Since the proof may be obtained in the same way for (ii) and (iii), we only prove (i). Let \(u=(u_{k})\in w\) and \(x=(x_{k})\) be defined by (2.3), then we consider the following equation:

$$\begin{aligned} \sum_{k=0}^{n}u_{k}x_{k} =& \sum_{k=0}^{n}u_{k}\Biggl[\sum _{i=0}^{k}(s+r)^{i}\sum _{j=i}^{k}\binom{m+k-j-1}{ k-j}\binom{j}{i} r^{-j}(-s)^{j-i}y_{i}\Biggr] \\ =&\sum_{k=0}^{n}\Biggl[(s+r)^{k} \sum_{i=k}^{n}\sum _{j=k}^{i}\binom {m+i-j-1}{ i-j} \binom{j}{k} r^{-j}(-s)^{j-k}u_{i}\Biggr]y_{k} \\ =&\bigl(U^{r,s}y\bigr)_{n}, \end{aligned}$$

where \(U^{r,s}=(u^{r,s}_{n,k})\) is defined by

$$u_{n,k}= \textstyle\begin{cases} (s+r)^{k}\sum_{i=k}^{n}\sum_{j=k}^{i}\binom{m+i-j-1}{i-j} \binom{j}{k} r^{-j}(-s)^{j-k}u_{i}& \text{if }0\leq k \leq n, \\ 0& \text{if }k> n. \end{cases} $$

Therefore, we deduce that \(ux= (u_{k}x_{k})\in cs\) whenever \(x\in b_{0}^{r,s}(\nabla^{(m)})\) if and only if \(U^{r,s}y\in c\) whenever \(y\in c_{0}\), which implies that \(u=(u_{k})\in[b_{0}^{r,s}(\nabla^{(m)})]^{ \beta}\) if and only if \(U^{r,s}\in(c_{0}:c)\).
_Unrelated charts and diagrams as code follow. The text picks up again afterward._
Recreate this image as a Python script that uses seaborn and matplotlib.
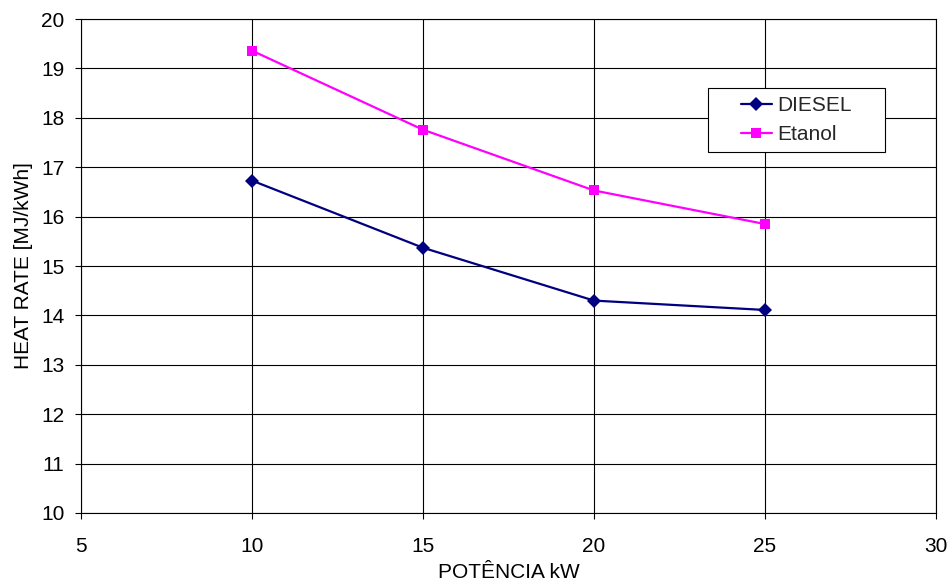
import numpy as np
import pandas as pd
import matplotlib
matplotlib.use("Agg")
import matplotlib.pyplot as plt
from matplotlib.patches import Rectangle
import seaborn as sns

# values
potencia = [10, 15, 20, 25]
diesel = [16.73, 15.37, 14.30, 14.11]
etanol = [19.36, 17.76, 16.53, 15.85]

series_names = ["DIESEL", "Etanol"]
colors = {"DIESEL": "#000080", "Etanol": "#FF00FF"}
markers = {"DIESEL": "D", "Etanol": "s"}

x_ticks = [5, 10, 15, 20, 25, 30]
y_ticks = list(range(10, 21))

df = pd.DataFrame(
    {
        "potencia": potencia * 2,
        "heat_rate": diesel + etanol,
        "serie": ["DIESEL"] * len(potencia) + ["Etanol"] * len(potencia),
    }
)

sns.set_theme(style="white")
plt.rcParams["font.family"] = ["Liberation Sans", "DejaVu Sans"]

fig = plt.figure(figsize=(9.53, 5.88), dpi=100)
ax = fig.add_axes([0.085, 0.1276, 0.897, 0.840])

sns.lineplot(
    data=df,
    x="potencia",
    y="heat_rate",
    hue="serie",
    hue_order=series_names,
    style="serie",
    style_order=series_names,
    palette=colors,
    markers=markers,
    dashes=False,
    markersize=7.5,
    markeredgewidth=0,
    linewidth=1.6,
    ax=ax,
)

ax.set_xlim(5, 30)
ax.set_ylim(10, 20)
ax.set_xticks(x_ticks)
ax.set_yticks(y_ticks)
ax.grid(True, color="black", linewidth=0.8)
ax.set_axisbelow(True)
for s in ax.spines.values():
    s.set_color("black")
    s.set_linewidth(0.8)
ax.tick_params(axis="both", direction="out", length=4, width=0.8, color="black",
               labelsize=15, labelcolor="black", bottom=True, left=True)
ax.tick_params(axis="x", pad=13)
ax.tick_params(axis="y", pad=8)
ax.set_xlabel("POTÊNCIA kW", fontsize=15, color="black", labelpad=5)
ax.set_ylabel("HEAT RATE [MJ/kWh]", fontsize=15, color="black", labelpad=6)

# legend box (Excel style: wide frame, entries centred)
ax.add_patch(Rectangle((0.7333, 0.7308), 0.2071, 0.1295, transform=ax.transAxes,
                       facecolor="white", edgecolor="black", linewidth=0.8, zorder=4))
leg = ax.legend(
    loc="center",
    bbox_to_anchor=(0.8368, 0.7955),
    frameon=False,
    fontsize=15,
    handlelength=1.5,
    borderpad=0,
    labelspacing=0.5,
    handletextpad=0.25,
)
leg.set_zorder(5)

fig.savefig("out.png", dpi=100)
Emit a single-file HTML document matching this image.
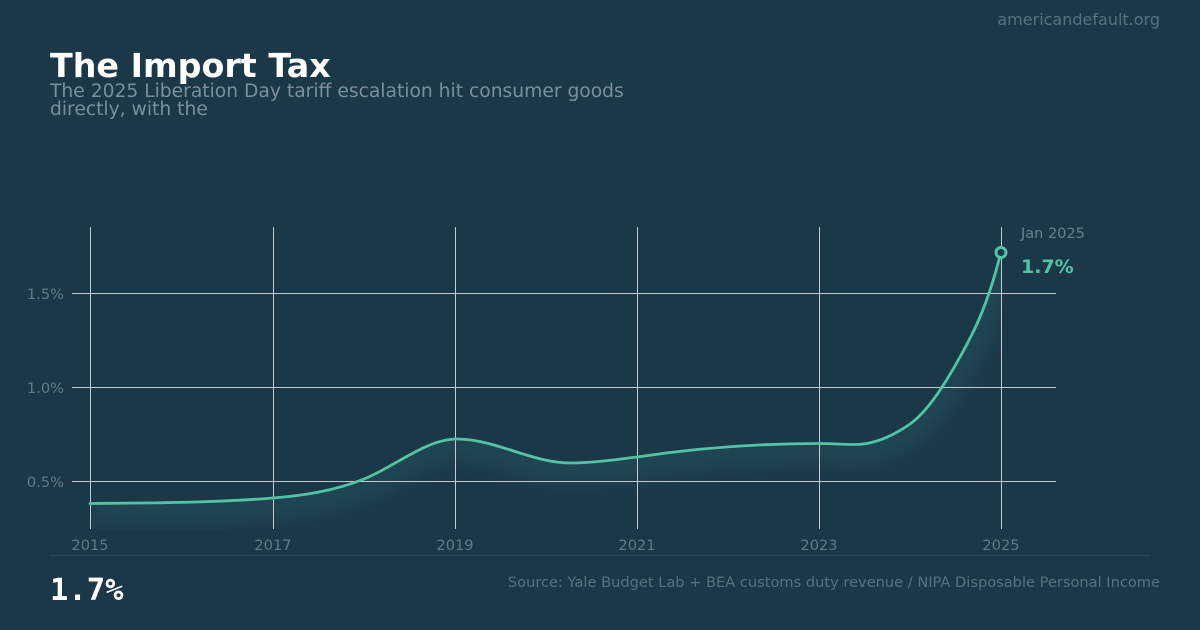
<!DOCTYPE html>
<html><head><meta charset="utf-8"><style>
html,body{margin:0;padding:0;background:#1b3849;}
svg{display:block;}
text{font-family:"DejaVu Sans","Liberation Sans",sans-serif;}
</style></head><body>
<svg width="1200" height="630" viewBox="0 0 1200 630" xmlns="http://www.w3.org/2000/svg">
<defs>
<clipPath id="below">
<path d="M90,503.5 C151,502.9 212,502.9 273,498 C303.3,495.6 333.7,491.1 364,479 C395,466.6 426,439 457,439 C494.7,439 532.3,463 570,463 C592.3,463 614.7,459.7 637,457 C697.7,447.9 758.3,443.5 819,443.5 C831,443.5 843,444.5 855,444.5 C873.3,444.5 891.7,436.8 910,424 C926.7,412.3 943.3,387 960,357 C973.7,332.4 987.3,306.7 1001,252 L1001,529 L90,529 Z"/>
</clipPath>
<filter id="blur" x="-10%" y="-50%" width="120%" height="200%"><feGaussianBlur stdDeviation="10"/></filter>
</defs>
<rect width="1200" height="630" fill="#1b3849"/>
<text x="1160" y="25" text-anchor="end" font-size="16" fill="#587180">americandefault.org</text>
<text x="50" y="77" font-size="33.3" font-weight="bold" fill="#ffffff">The Import Tax</text>
<text x="50" y="97" font-size="18.7" fill="#7b8f9b">The 2025 Liberation Day tariff escalation hit consumer goods</text>
<text x="50" y="115" font-size="18.7" fill="#7b8f9b">directly, with the</text>

<g clip-path="url(#below)">
<path d="M90,503.5 C151,502.9 212,502.9 273,498 C303.3,495.6 333.7,491.1 364,479 C395,466.6 426,439 457,439 C494.7,439 532.3,463 570,463 C592.3,463 614.7,459.7 637,457 C697.7,447.9 758.3,443.5 819,443.5 C831,443.5 843,444.5 855,444.5 C873.3,444.5 891.7,436.8 910,424 C926.7,412.3 943.3,387 960,357 C973.7,332.4 987.3,306.7 1001,252" fill="none" stroke="#52c4a5" stroke-opacity="0.1" stroke-width="34" filter="url(#blur)" transform="translate(0,4)"/>
</g>

<g stroke="#c3cbd1" stroke-width="1">
<line x1="72" y1="293.5" x2="1056" y2="293.5"/>
<line x1="72" y1="387.5" x2="1056" y2="387.5"/>
<line x1="72" y1="481.5" x2="1056" y2="481.5"/>
<line x1="90.5" y1="227" x2="90.5" y2="529"/>
<line x1="273.5" y1="227" x2="273.5" y2="529"/>
<line x1="455.5" y1="227" x2="455.5" y2="529"/>
<line x1="637.5" y1="227" x2="637.5" y2="529"/>
<line x1="819.5" y1="227" x2="819.5" y2="529"/>
<line x1="1001.5" y1="227" x2="1001.5" y2="529"/>
</g>
<g font-size="14.6" fill="#617a88" text-anchor="end">
<text x="64" y="299">1.5%</text>
<text x="64" y="393">1.0%</text>
<text x="64" y="487">0.5%</text>
</g>
<g font-size="14.6" fill="#617a88" text-anchor="middle">
<text x="90" y="550">2015</text>
<text x="273" y="550">2017</text>
<text x="455" y="550">2019</text>
<text x="637" y="550">2021</text>
<text x="819" y="550">2023</text>
<text x="1001" y="550">2025</text>
</g>

<path d="M90,503.5 C151,502.9 212,502.9 273,498 C303.3,495.6 333.7,491.1 364,479 C395,466.6 426,439 457,439 C494.7,439 532.3,463 570,463 C592.3,463 614.7,459.7 637,457 C697.7,447.9 758.3,443.5 819,443.5 C831,443.5 843,444.5 855,444.5 C873.3,444.5 891.7,436.8 910,424 C926.7,412.3 943.3,387 960,357 C973.7,332.4 987.3,306.7 1001,252" fill="none" stroke="#52c4a5" stroke-width="2.8" stroke-linecap="round" stroke-linejoin="round"/>
<circle cx="1001" cy="252.5" r="5" fill="#1b3849" stroke="#52c4a5" stroke-width="3"/>
<text x="1021" y="238" font-size="14.5" fill="#6a808d">Jan 2025</text>
<text x="1021" y="273" font-size="19" font-weight="bold" fill="#52c4a5">1.7%</text>

<line x1="50" y1="555.5" x2="1150" y2="555.5" stroke="#294a5c" stroke-width="1"/>
<text x="50" y="600" font-size="30.5" font-weight="bold" fill="#ffffff" style="font-family:'DejaVu Sans Mono','Liberation Mono',monospace">1.7%</text>
<text x="1160" y="587" text-anchor="end" font-size="14.6" fill="#587180">Source: Yale Budget Lab + BEA customs duty revenue / NIPA Disposable Personal Income</text>
</svg>
</body></html>
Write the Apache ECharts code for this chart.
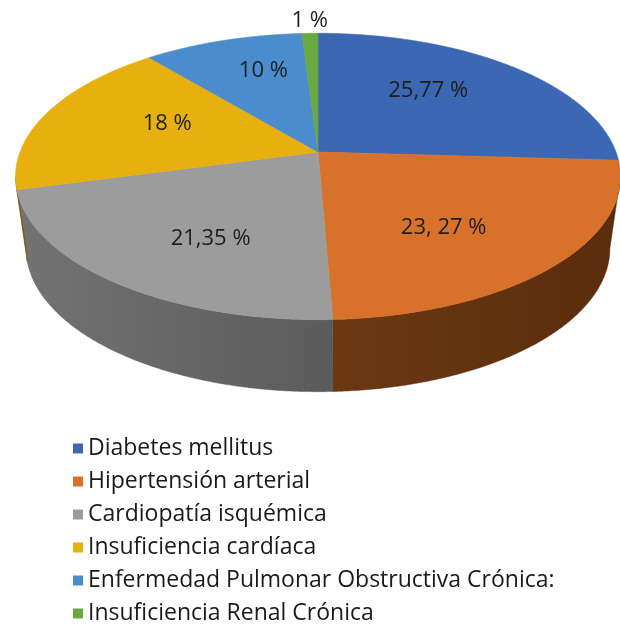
<!DOCTYPE html>
<html>
<head>
<meta charset="utf-8">
<script src="https://cdn.jsdelivr.net/npm/echarts@6/dist/echarts.min.js"></script>
<style>
html, body { margin: 0; padding: 0; background: #fff; }
#chart { width: 620px; height: 624px; }
</style>
</head>
<body>
<div id="chart"></div>
<script>
var names = ["Diabetes mellitus", "Hipertensión arterial", "Cardiopatía isquémica", "Insuficiencia cardíaca", "Enfermedad Pulmonar Obstructiva Crónica:", "Insuficiencia Renal Crónica"];
var values = [25.77, 23.27, 21.35, 18, 10, 1];
var labels = ["25,77 %", "23, 27 %", "21,35 %", "18 %", "10 %", "1 %"];
var topColors = ["#3c67b3", "#d8722b", "#9c9c9c", "#e8b00f", "#4b8dcc", "#6aa842"];
var sideLight = ["#2d4f8c", "#6b3812", "#737373", "#957008", "#356597", "#4c7a2e"];
var sideDark = ["#223d6c", "#5a2d0c", "#5b5b5b", "#7a5b04", "#294f77", "#3b5f23"];

// tilted pie geometry
var cx = 318, cy = 152, ax = 298, by = 139, tilt = 0.171, depth = 72, bottomScale = 0.965;

var total = values.reduce(function (a, b) { return a + b; }, 0);
var starts = [];
var acc = 0;
values.forEach(function (v) { starts.push(acc / total * 360); acc += v; });

// visible part of the side wall (front half)
var lo = Math.acos(-tilt) * 180 / Math.PI, hi = 360 - lo;

function proj(deg, rx, ry, dy, sx) {
  var a = deg * Math.PI / 180;
  var u = Math.sin(a) * rx, v = Math.cos(a) * ry;
  var w = 1 + tilt * v;
  return [cx + ax * (sx || 1) * u / w, cy + (dy || 0) - by * v / w];
}

function renderSlice(i) {
  return function (params, api) {
    var val = api.value(0);
    var a0 = starts[i], a1 = a0 + val / total * 360;
    var children = [];
    var d;

    var pts = [[cx, cy]];
    for (d = a0; d < a1; d += 0.5) pts.push(proj(d, 1, 1));
    pts.push(proj(a1, 1, 1));
    children.push({
      type: 'polygon', shape: { points: pts }, z2: 10,
      style: { fill: topColors[i], stroke: topColors[i], lineWidth: 0.6 }
    });

    var s0 = Math.max(a0, lo), s1 = Math.min(a1, hi);
    if (s1 > s0) {
      var side = [];
      for (d = s0; d < s1; d += 0.5) side.push(proj(d, 1, 1));
      side.push(proj(s1, 1, 1));
      for (d = s1; d > s0; d -= 0.5) side.push(proj(d, 1, 1, depth, bottomScale));
      side.push(proj(s0, 1, 1, depth, bottomScale));
      var grad = {
        type: 'linear', x: 0, y: 0, x2: 1, y2: 0,
        colorStops: [{ offset: 0, color: sideLight[i] }, { offset: 1, color: sideDark[i] }]
      };
      children.push({
        type: 'polygon', shape: { points: side }, z2: 1,
        style: { fill: grad, stroke: sideDark[i], lineWidth: 0.5 }
      });
    }

    var small = val / total < 0.03;
    var p = small ? proj((a0 + a1) / 2, 1.02, 1.02) : proj((a0 + a1) / 2, 0.55, 0.7);
    children.push({
      type: 'text', x: p[0], y: p[1], z2: 20,
      style: {
        text: labels[i], fill: '#1e1e1e', font: '22px "Open Sans"',
        align: 'center', verticalAlign: small ? 'bottom' : 'middle'
      }
    });
    return { type: 'group', children: children };
  };
}

var chart = echarts.init(document.getElementById('chart'));
chart.setOption({
  animation: false,
  legend: {
    orient: 'vertical',
    left: 73,
    top: 437,
    height: 200,
    padding: 0,
    icon: 'rect',
    itemWidth: 10,
    itemHeight: 10,
    itemGap: 10,
    itemTextGap: 5,
    textStyle: { fontFamily: 'Open Sans', fontSize: 23, color: '#1a1a1a' },
    data: names
  },
  series: names.map(function (n, i) {
    return {
      type: 'custom',
      name: n,
      coordinateSystem: 'none',
      renderItem: renderSlice(i),
      itemStyle: { color: topColors[i] },
      data: [values[i]]
    };
  })
});
</script>
</body>
</html>
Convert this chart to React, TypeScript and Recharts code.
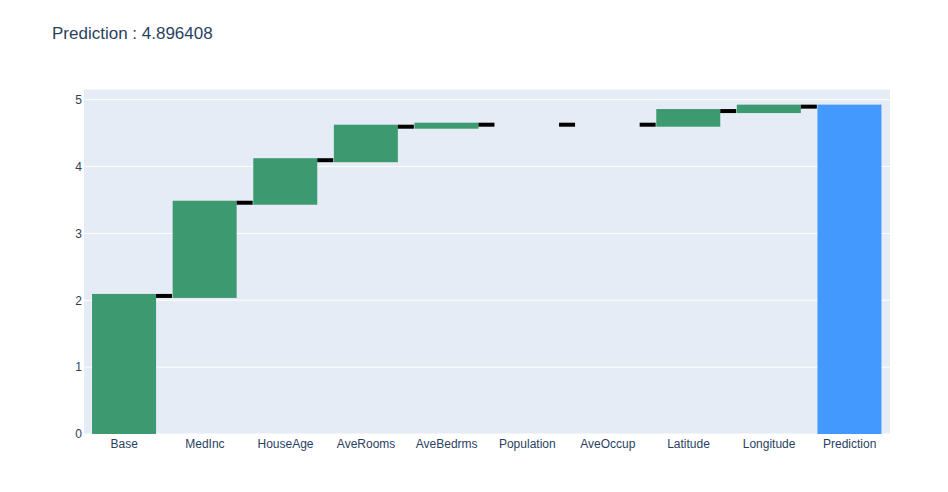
import { BarChart, Bar, XAxis, YAxis, CartesianGrid } from "recharts";

// feature contributions (start at 0, each adds on top)
const features = [
  "Base",
  "MedInc",
  "HouseAge",
  "AveRooms",
  "AveBedrms",
  "Population",
  "AveOccup",
  "Latitude",
  "Longitude",
];
const contributions = [2.065, 1.394, 0.636, 0.501, 0.03, 0, 0, 0.204, 0.066];
const prediction = 4.896408;
const yTicks = [0, 1, 2, 3, 4, 5];

const INC = "#3D9970";
const TOTAL = "#4499FF";
const INK = "#2a3f5f";
const FONT = 'Arial, "Liberation Sans", sans-serif';

type Row = {
  name: string;
  range: [number, number];
  end: number;
  kind: "inc" | "total";
};

function buildRows(): Row[] {
  let run = 0;
  const rows: Row[] = features.map((name, i) => {
    const start = run;
    run += contributions[i];
    return {
      name,
      range: [Math.min(start, run), Math.max(start, run)],
      end: run,
      kind: "inc",
    };
  });
  rows.push({ name: "Prediction", range: [0, prediction], end: prediction, kind: "total" });
  return rows;
}

const rows = buildRows();

function WaterfallBar(props: any) {
  const { x, y, width, height, payload, index } = props;
  const p = payload as Row;
  const levelY = p.end >= p.range[1] ? y : y + height;
  const gap = width / 4;
  // plotly's marker outline makes each bar poke ~2px past its ends
  const top = y - 2;
  const bottom = p.range[0] > 0 ? y + height + 2 : y + height;
  return (
    <g>
      {height > 0.5 && (
        <rect
          x={x}
          y={top}
          width={width}
          height={bottom - top}
          fill={p.kind === "total" ? TOTAL : INC}
        />
      )}
      {index < rows.length - 1 && (
        <rect x={x + width} y={levelY - 2} width={gap} height={4} fill="#000" />
      )}
    </g>
  );
}

export default function App() {
  return (
    <div style={{ position: "relative", width: 948, height: 492, background: "#fff" }}>
      <style>{"body{margin:0}"}</style>
      <BarChart
        width={948}
        height={492}
        data={rows}
        margin={{ top: 89, right: 58, bottom: 28, left: 0 }}
        barCategoryGap="10%"
      >
        <CartesianGrid fill="#E5ECF6" stroke="#fff" vertical={false} strokeWidth={1} />
        <XAxis
          dataKey="name"
          height={30}
          axisLine={false}
          tickLine={false}
          tickSize={0}
          tickMargin={5}
          interval={0}
          tick={{ fontSize: 12, fill: INK, fontFamily: FONT }}
        />
        <YAxis
          width={84}
          domain={[0, 5.16]}
          ticks={yTicks}
          axisLine={false}
          tickLine={false}
          tickSize={0}
          tickMargin={2}
          tick={{ fontSize: 12, fill: INK, fontFamily: FONT }}
        />
        <Bar dataKey="range" shape={WaterfallBar} isAnimationActive={false} />
      </BarChart>
      <svg
        width={948}
        height={60}
        style={{ position: "absolute", left: 0, top: 0, pointerEvents: "none" }}
      >
        <text x={52} y={39} fontSize={17} fill={INK} fontFamily={FONT}>
          Prediction : 4.896408
        </text>
      </svg>
    </div>
  );
}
By Lemma 3.4(ii), we obtain \([b_{0}^{r,s}(\nabla^{(m)})]^{ \beta}=U_{2}^{r,s}\cap U_{3}^{r,s}\). □

Theorem 3.7

The γ-dual of the spaces \(b_{0}^{r,s}(\nabla^{(m)})\), \(b_{c}^{r,s}(\nabla^{(m)})\) and \(b_{\infty}^{r,s}(\nabla^{(m)})\) is the set \(U_{2}^{r,s}\).

Proof

Using Lemma 3.4(v) instead of (ii), the proof can be given in a similar way. So, we omit the details. □

4 Conclusion

By considering the definitions of the binomial matrix \(B^{r,s}=(b^{r,s}_{n,k})\) and mth order difference operator, we introduce the sequence spaces \(b_{0}^{r,s}(\nabla^{(m)})\), \(b_{c}^{r,s}(\nabla^{(m)})\) and \(b_{\infty}^{r,s}(\nabla^{(m)})\). These spaces are the natural continuation of [3, 19, 22, 23]. Our results are the generalization of the matrix domain of the Euler matrix of order r.